Six people from up to three households will be able to meet outdoors but Ms Sturgeon said a decision has not yet been taken on whether people will be allowed to meet indoor, with the situation being kept “under ongoing review”.
She told MSPs that four people from two households should be allowed to meet indoors from May 17 at the latest, as all level three areas move down to level two.
On the same date, the government hopes cinemas, arcades and bingo halls will reopen, along with adult outdoor contact sports and indoor group exercises.
Ms Sturgeon said that to come up with precise dates for other changes – like “normal family gatherings where we can hug our loved ones, sporting events, gigs and nightclubs” – would involve “plucking it out of thin air”.
“The steps I have outlined today give a significant degree of clarity for the period between now and the middle of May,” she said.
“The unpredictable nature of this virus means – and I hope that people understand this – that it is difficult to give quite as much clarity beyond that point.
“However our hope and ambition is that from the early part of June all of Scotland will move to level one, which will allow for a further easing of restrictions. And then by the end of June we hope that all of Scotland will move to at least level zero.
“Now level one, and even more so level zero, will be a massive improvement on where we are right now. But those levels still involve some restrictions.
“And so we hope that we will be able to get beyond even that. We will be assessing the situation, as people would expect, on an ongoing basis with a view to restoring as much normality as possible.”
Future of firms still in doubt
Business leaders welcomed the first minister’s announcement but warned that the survival of many local firms is still in doubt.
Andrew McRae, from the Federation of Small Businesses, said that while the country appears to be winning the race against the virus, “we still face a countdown to save our local businesses before their reserves of cash and resolve are exhausted”.
“Half of all Scottish independent business owners say they’re worried about their survival, and official figures show that local Scottish enterprises are laden with billions of pound of debt,” Mr McRae said.
“The crisis is nowhere near finished for thousands of important local Scottish firms.
However, David Lonsdale, director of the Scottish Retail Consortium, said the government deserves credit “for listening to the representations from retail”.
“This announcement provides much-needed certainty to the industry, and its welcome to see moves to unwind a number of the elevated lockdown restrictions which were implemented at the turn of the year,” he said.
Liz Cameron chief executive of the Scottish Chambers of Commerce, said the announcement was a “good start” but added there is “still a lot of work to be done to plan for the reopening of the remaining sectors of the economy”.
This lockdown must be our last
Scottish Labour leader Anas Sarwar welcomed the news that businesses will receive additional funding but stressed that this lockdown must the country’s last.
He called for more backing for firms to recover, saying that “transitional support must be available over the longer term to avoid businesses having to close”.
Meanwhile, Scottish Conservative Holyrood leader Ruth Davidson urged the first minister to improve or speed up a series of measures on behalf of women.

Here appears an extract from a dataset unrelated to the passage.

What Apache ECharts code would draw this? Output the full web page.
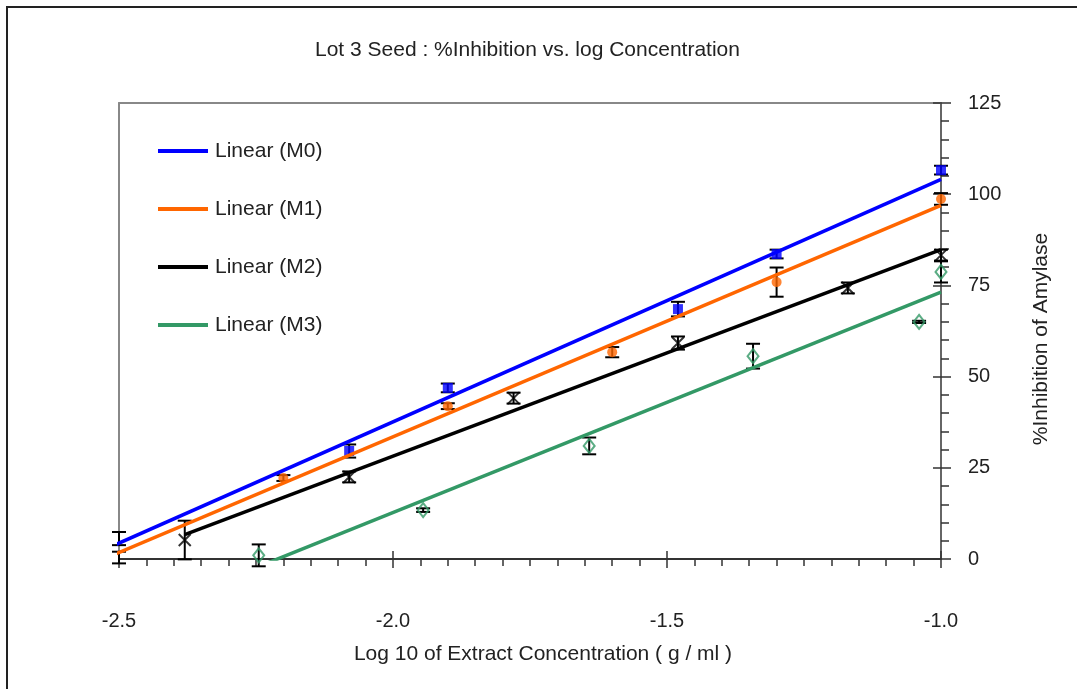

These include a quicker reopening supervised places for exercise such as gyms; greater access for partners during pregnancy treatment and trialling of home smear tests for cervical cancer; and an increase in high court trials.

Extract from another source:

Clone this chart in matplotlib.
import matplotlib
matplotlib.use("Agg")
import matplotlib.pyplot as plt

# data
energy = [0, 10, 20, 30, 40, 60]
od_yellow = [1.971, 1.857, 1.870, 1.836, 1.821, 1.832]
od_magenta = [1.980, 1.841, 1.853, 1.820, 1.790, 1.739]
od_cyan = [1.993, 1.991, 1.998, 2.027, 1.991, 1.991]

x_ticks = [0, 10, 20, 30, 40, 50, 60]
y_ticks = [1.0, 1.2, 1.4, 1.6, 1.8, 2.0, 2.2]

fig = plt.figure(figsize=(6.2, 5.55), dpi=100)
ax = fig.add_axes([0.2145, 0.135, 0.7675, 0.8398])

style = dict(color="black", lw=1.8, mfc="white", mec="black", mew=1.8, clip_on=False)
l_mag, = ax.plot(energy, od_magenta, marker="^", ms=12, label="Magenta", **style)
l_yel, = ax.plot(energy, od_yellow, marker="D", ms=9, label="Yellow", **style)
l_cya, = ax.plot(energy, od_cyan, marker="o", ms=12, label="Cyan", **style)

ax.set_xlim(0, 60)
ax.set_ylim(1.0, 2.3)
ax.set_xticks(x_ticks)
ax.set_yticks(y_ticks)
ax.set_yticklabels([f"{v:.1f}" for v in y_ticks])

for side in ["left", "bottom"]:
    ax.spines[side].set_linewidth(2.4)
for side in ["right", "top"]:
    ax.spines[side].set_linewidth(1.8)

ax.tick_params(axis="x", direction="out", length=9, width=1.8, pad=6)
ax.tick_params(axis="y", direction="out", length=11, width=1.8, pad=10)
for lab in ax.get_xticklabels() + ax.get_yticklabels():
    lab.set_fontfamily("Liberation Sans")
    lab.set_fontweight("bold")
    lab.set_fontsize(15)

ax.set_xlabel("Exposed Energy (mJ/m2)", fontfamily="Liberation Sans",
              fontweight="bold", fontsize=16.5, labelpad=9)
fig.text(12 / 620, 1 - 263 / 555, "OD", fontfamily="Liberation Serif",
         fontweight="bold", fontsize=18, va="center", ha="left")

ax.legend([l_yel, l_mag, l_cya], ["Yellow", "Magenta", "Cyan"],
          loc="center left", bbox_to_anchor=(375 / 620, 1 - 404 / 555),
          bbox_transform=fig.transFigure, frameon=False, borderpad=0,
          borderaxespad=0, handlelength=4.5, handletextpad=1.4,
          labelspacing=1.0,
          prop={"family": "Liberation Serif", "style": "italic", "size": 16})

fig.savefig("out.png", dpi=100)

“Women across Scotland have shared the same feelings of shock and anger over the murder of Sarah Everard in London,” Ms Davidson said.
“There are changes that Nicola Sturgeon could make now to make things better.
“Simple measures around medical care, exercise and criminal justice which would make material improvements to a number of women’s lives as we come out of this Covid lockdown, and I urge the first minister to act.”